Type out the data exactly as given. Skip any image.

● ● ● ● ●

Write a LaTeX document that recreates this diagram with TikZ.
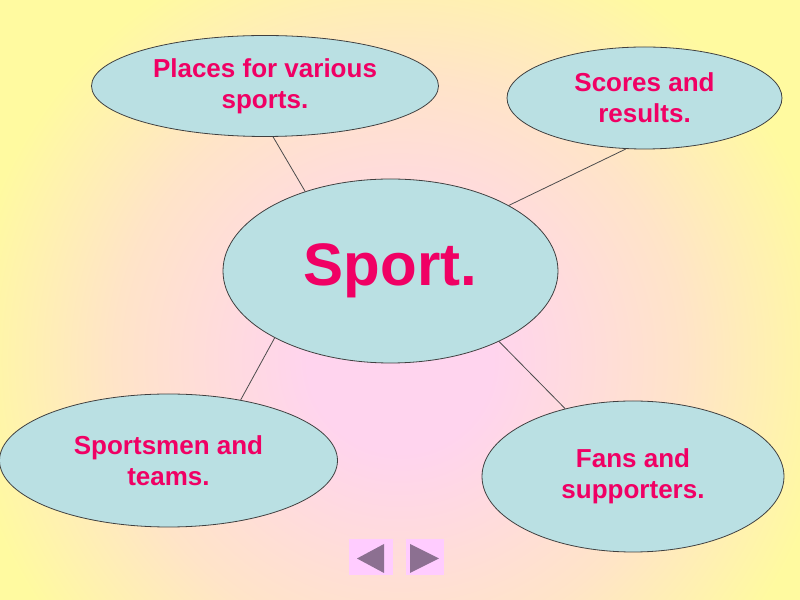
\documentclass[tikz,border=0pt]{standalone}
\usepackage{fontspec}
\setmainfont{Liberation Sans}
\usepackage{xcolor}
\usepackage{tikz}
\usetikzlibrary{shapes.geometric}

\definecolor{bgpink}{RGB}{255,212,238}
\definecolor{bgpeach}{RGB}{255,228,200}
\definecolor{bgyellow}{RGB}{255,250,160}
\definecolor{bubblefill}{RGB}{186,224,227}
\definecolor{bubbletext}{RGB}{240,0,100}
\definecolor{navfill}{RGB}{255,204,255}
\definecolor{navarrow}{RGB}{140,112,145}

\pgfdeclareradialshading{bgglow}{\pgfpoint{0bp}{0bp}}{%
    color(0bp)=(bgpink); color(5.5bp)=(bgpink); color(17bp)=(bgpeach);
    color(26bp)=(bgyellow); color(50bp)=(bgyellow)}

\begin{document}
\begin{tikzpicture}[
    x=0.5pt, y=0.5pt,
    % --- node styles -------------------------------------------------
    bubble/.style={
        ellipse, draw=black!75, line width=0.4pt, fill=bubblefill,
        inner sep=0pt, align=center, text=bubbletext,
        font=\fontsize{13}{15.5}\selectfont\bfseries
    },
    hub/.style={
        bubble, font=\fontsize{30}{36}\selectfont\bfseries
    },
    navbtn/.style={
        rectangle, fill=navfill, inner sep=0pt, minimum height=18pt
    },
    navtri/.style={fill=navarrow},
    link/.style={draw=black!70, line width=0.4pt}
]

% --- background ---------------------------------------------------
\useasboundingbox (0,0) rectangle (800,600);
\begin{scope}
    \clip (0,0) rectangle (800,600);
    \fill[bgyellow] (0,0) rectangle (800,600);
    \shade[shading=bgglow] (-20,-180) rectangle (820,660);
\end{scope}

% --- centre bubble ------------------------------------------------
\node[hub, minimum width=167.5pt, minimum height=92pt] (sport) at (390.5,329) {Sport.};

% --- four outer bubbles -------------------------------------------
\node[bubble, minimum width=173.5pt, minimum height=50.5pt] (places) at (265,514)
    {Places for various\\sports.};
\node[bubble, minimum width=137.5pt, minimum height=51pt] (scores) at (644.5,502)
    {Scores and\\results.};
\node[bubble, minimum width=169pt, minimum height=66.5pt] (sportsmen) at (168.5,139.5)
    {Sportsmen and\\teams.};
\node[bubble, minimum width=151pt, minimum height=75.5pt] (fans) at (633,123.5)
    {Fans and\\supporters.};

% --- links --------------------------------------------------------
\draw[link] (places.-81)     -- (sport.137);
\draw[link] (scores.-110)    -- (sport.29);
\draw[link] (sportsmen.40)   -- (sport.210);
\draw[link] (fans.135)       -- (sport.-33);

% --- navigation buttons -------------------------------------------
\node[navbtn, minimum width=22pt] (prev) at (371,43) {};
\node[navbtn, minimum width=19pt] (next) at (425,43) {};
\fill[navtri] (357,41.5) -- (384,56) -- (384,27) -- cycle;
\fill[navtri] (410,56) -- (410,27) -- (439,41.5) -- cycle;

\end{tikzpicture}
\end{document}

● ● ● ● ●

Task output>
Write a LaTeX document that recreates this diagram with TikZ.
\documentclass[tikz,border=0pt]{standalone}
\usepackage{fontspec}
\setmainfont{Liberation Sans}
\usepackage{xcolor}
\usepackage{tikz}
\usetikzlibrary{shapes.geometric}

\definecolor{bgpink}{RGB}{255,212,238}
\definecolor{bgpeach}{RGB}{255,228,200}
\definecolor{bgyellow}{RGB}{255,250,160}
\definecolor{bubblefill}{RGB}{186,224,227}
\definecolor{bubbletext}{RGB}{240,0,100}
\definecolor{navfill}{RGB}{255,204,255}
\definecolor{navarrow}{RGB}{140,112,145}

\pgfdeclareradialshading{bgglow}{\pgfpoint{0bp}{0bp}}{%
    color(0bp)=(bgpink); color(5.5bp)=(bgpink); color(17bp)=(bgpeach);
    color(26bp)=(bgyellow); color(50bp)=(bgyellow)}

\begin{document}
\begin{tikzpicture}[
    x=0.5pt, y=0.5pt,
    % --- node styles -------------------------------------------------
    bubble/.style={
        ellipse, draw=black!75, line width=0.4pt, fill=bubblefill,
        inner sep=0pt, align=center, text=bubbletext,
        font=\fontsize{13}{15.5}\selectfont\bfseries
    },
    hub/.style={
        bubble, font=\fontsize{30}{36}\selectfont\bfseries
    },
    navbtn/.style={
        rectangle, fill=navfill, inner sep=0pt, minimum height=18pt
    },
    navtri/.style={fill=navarrow},
    link/.style={draw=black!70, line width=0.4pt}
]

% --- background ---------------------------------------------------
\useasboundingbox (0,0) rectangle (800,600);
\begin{scope}
    \clip (0,0) rectangle (800,600);
    \fill[bgyellow] (0,0) rectangle (800,600);
    \shade[shading=bgglow] (-20,-180) rectangle (820,660);
\end{scope}

% --- centre bubble ------------------------------------------------
\node[hub, minimum width=167.5pt, minimum height=92pt] (sport) at (390.5,329) {Sport.};

% --- four outer bubbles -------------------------------------------
\node[bubble, minimum width=173.5pt, minimum height=50.5pt] (places) at (265,514)
    {Places for various\\sports.};
\node[bubble, minimum width=137.5pt, minimum height=51pt] (scores) at (644.5,502)
    {Scores and\\results.};
\node[bubble, minimum width=169pt, minimum height=66.5pt] (sportsmen) at (168.5,139.5)
    {Sportsmen and\\teams.};
\node[bubble, minimum width=151pt, minimum height=75.5pt] (fans) at (633,123.5)
    {Fans and\\supporters.};

% --- links --------------------------------------------------------
\draw[link] (places.-81)     -- (sport.137);
\draw[link] (scores.-110)    -- (sport.29);
\draw[link] (sportsmen.40)   -- (sport.210);
\draw[link] (fans.135)       -- (sport.-33);

% --- navigation buttons -------------------------------------------
\node[navbtn, minimum width=22pt] (prev) at (371,43) {};
\node[navbtn, minimum width=19pt] (next) at (425,43) {};
\fill[navtri] (357,41.5) -- (384,56) -- (384,27) -- cycle;
\fill[navtri] (410,56) -- (410,27) -- (439,41.5) -- cycle;

\end{tikzpicture}
\end{document}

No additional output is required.